Diversifying search results is a common mechanism in information retrieval to satisfy more users by surfacing documents that address different possible intentions of users. It generates a result list that is both relevant and diverse as possible as when ambiguous and broad queries appear. In this thesis, we first address search result diversification as a useful method to support search as learning, since diversification ensures to cover all possible aspects of the query in the final ranking. We argue that, in a search engine for the education domain, it is appropriate to diversify results across multiple dimensions, including the suitability of the content for different education levels and the type of the document in addition to topical ambiguity. We introduce a framework that extends the probabilistic and supervised methods for diversification that can consider the aspects of multiple independent dimensions during ranking, and demonstrate its effectiveness on a newly developed test collection.
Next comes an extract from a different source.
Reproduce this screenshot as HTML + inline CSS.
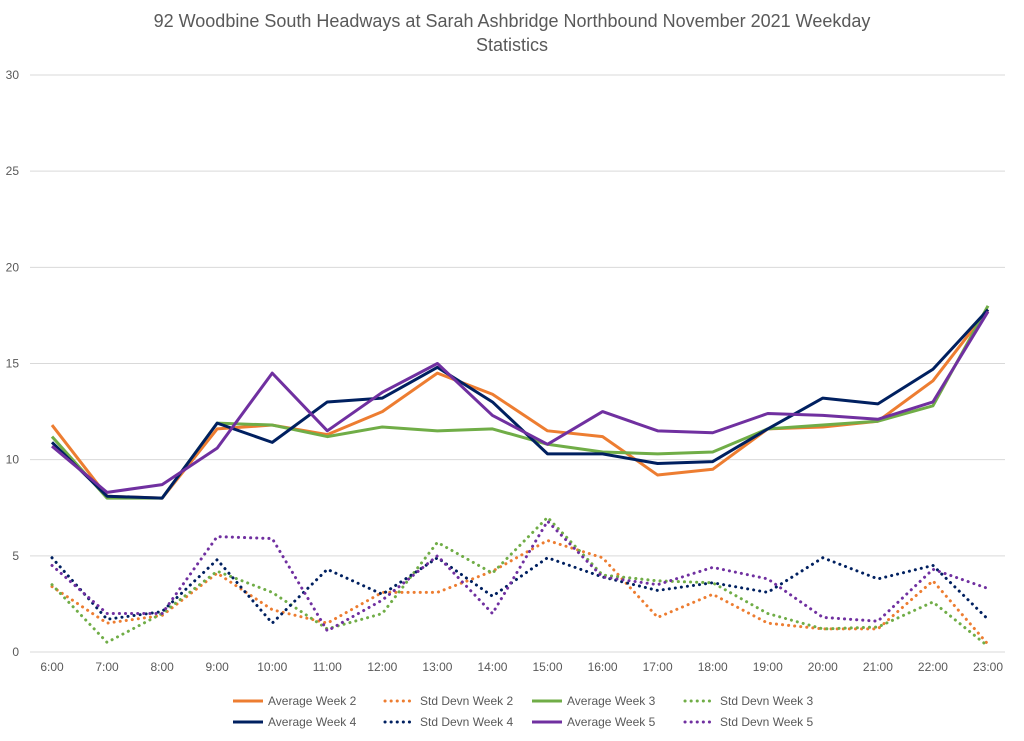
<!DOCTYPE html>
<html><head><meta charset="utf-8"><style>
body{margin:0;background:#fff;font-family:"Liberation Sans",sans-serif;}
svg text{font-family:"Liberation Sans",sans-serif;fill:#595959;}
</style></head><body>
<svg id="c" width="1024" height="736">
<text x="512" y="27" font-size="18" text-anchor="middle">92 Woodbine South Headways at Sarah Ashbridge Northbound November 2021 Weekday</text>
<text x="512" y="51" font-size="18" text-anchor="middle">Statistics</text>
<g id="grid"></g><g id="series"></g><g id="legend"></g>
</svg>
<script>
const categories=["6:00","7:00","8:00","9:00","10:00","11:00","12:00","13:00","14:00","15:00","16:00","17:00","18:00","19:00","20:00","21:00","22:00","23:00"];
const yTicks=[0,5,10,15,20,25,30];
const avgW2=[11.8,8.1,8.0,11.6,11.8,11.3,12.5,14.5,13.4,11.5,11.2,9.2,9.5,11.6,11.7,12.0,14.1,17.8];
const avgW3=[11.2,8.0,8.0,11.9,11.8,11.2,11.7,11.5,11.6,10.8,10.4,10.3,10.4,11.6,11.8,12.0,12.8,18.0];
const avgW4=[10.9,8.1,8.0,11.9,10.9,13.0,13.2,14.8,13.0,10.3,10.3,9.8,9.9,11.6,13.2,12.9,14.7,17.8];
const avgW5=[10.7,8.3,8.7,10.6,14.5,11.5,13.5,15.0,12.3,10.8,12.5,11.5,11.4,12.4,12.3,12.1,13.0,17.7];
const sdW2=[3.4,1.5,1.9,4.1,2.2,1.5,3.1,3.1,4.2,5.8,4.9,1.8,3.0,1.5,1.2,1.2,3.7,0.4];
const sdW3=[3.5,0.5,2.0,4.2,3.1,1.2,2.0,5.7,4.1,7.0,4.0,3.7,3.6,2.0,1.2,1.3,2.6,0.3];
const sdW4=[4.9,1.7,2.1,4.8,1.5,4.3,3.0,4.9,2.9,4.9,3.9,3.2,3.6,3.1,4.9,3.8,4.5,1.7];
const sdW5=[4.5,2.0,2.0,6.0,5.9,1.1,2.7,5.0,2.0,6.8,3.9,3.5,4.4,3.8,1.8,1.6,4.3,3.3];
const NS="http://www.w3.org/2000/svg";
const x0=52,x1=988,y0=652,y30=75;
function xs(i){return x0+i*(x1-x0)/(categories.length-1);}
function ys(v){return y0-v*(y0-y30)/30;}
function el(t,a,p){const e=document.createElementNS(NS,t);for(const k in a)e.setAttribute(k,a[k]);p.appendChild(e);return e;}
const grid=document.getElementById('grid');
yTicks.forEach(v=>{
 const l=el('line',{x1:30,x2:1005,y1:ys(v),y2:ys(v),stroke:'#d9d9d9','stroke-width':1},grid);
 
 
 const t=el('text',{x:19,y:ys(v)+4,'font-size':12,'text-anchor':'end'},grid);t.textContent=v;
 
 
});
categories.forEach((c,i)=>{
 const t=el('text',{x:xs(i),y:671,'font-size':12,'text-anchor':'middle'},grid);t.textContent=c;
 
 
});
const series=[
 {n:'Average Week 2',d:avgW2,c:'#ed7d31',dot:false},
 {n:'Std Devn Week 2',d:sdW2,c:'#ed7d31',dot:true},
 {n:'Average Week 3',d:avgW3,c:'#70ad47',dot:false},
 {n:'Std Devn Week 3',d:sdW3,c:'#70ad47',dot:true},
 {n:'Average Week 4',d:avgW4,c:'#002060',dot:false},
 {n:'Std Devn Week 4',d:sdW4,c:'#002060',dot:true},
 {n:'Average Week 5',d:avgW5,c:'#7030a0',dot:false},
 {n:'Std Devn Week 5',d:sdW5,c:'#7030a0',dot:true}];
const sg=document.getElementById('series'),lg=document.getElementById('legend');
const order=[1,3,5,7,0,2,4,6];
order.forEach(k=>{const s=series[k];
 const p=el('polyline',{points:s.d.map((v,i)=>xs(i)+','+ys(v)).join(' '),fill:'none',stroke:s.c,'stroke-width':3,'stroke-linejoin':'round','stroke-linecap':s.dot?'round':'butt','stroke-dasharray':s.dot?'0.1 6':'none'},sg);
 
 
});
const lx=[233,385,532,685];
series.forEach((s,k)=>{
 const x=lx[k%4],y=k<4?701:722;
 const g=el('g',{},lg);
 
 
 el('line',{x1:x,x2:x+30,y1:y,y2:y,stroke:s.c,'stroke-width':3,'stroke-linecap':s.dot?'round':'butt','stroke-dasharray':s.dot?'0.1 6':'none'},g);
 const t=el('text',{x:x+35,y:y+4,'font-size':12},g);t.textContent=s.n;
});
</script>
</body></html>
Secondly, we propose three different frameworks that exploit supervised learning methods to improve the effectiveness of explicit search result diversification which presume that query aspects are known during diversification. We also, for the first time in the literature, propose to learn the importance of aspects by leveraging query performance predictors (QPPs). We conduct our exhaustive experiments on a commonly used benchmark dataset and show that explicit diversification performance can be considerably improved using supervised learning methods without requiring large training sets or high computing capabilities.
Finally, we examine the impact of static index pruning on diversification performance. We introduce two novel strategies that take into account the topical diversity of documents and preserve documents relevant to different aspects while pruning the index. We show that our proposed pruning strategies outperform the existing approaches in terms of diversification measures.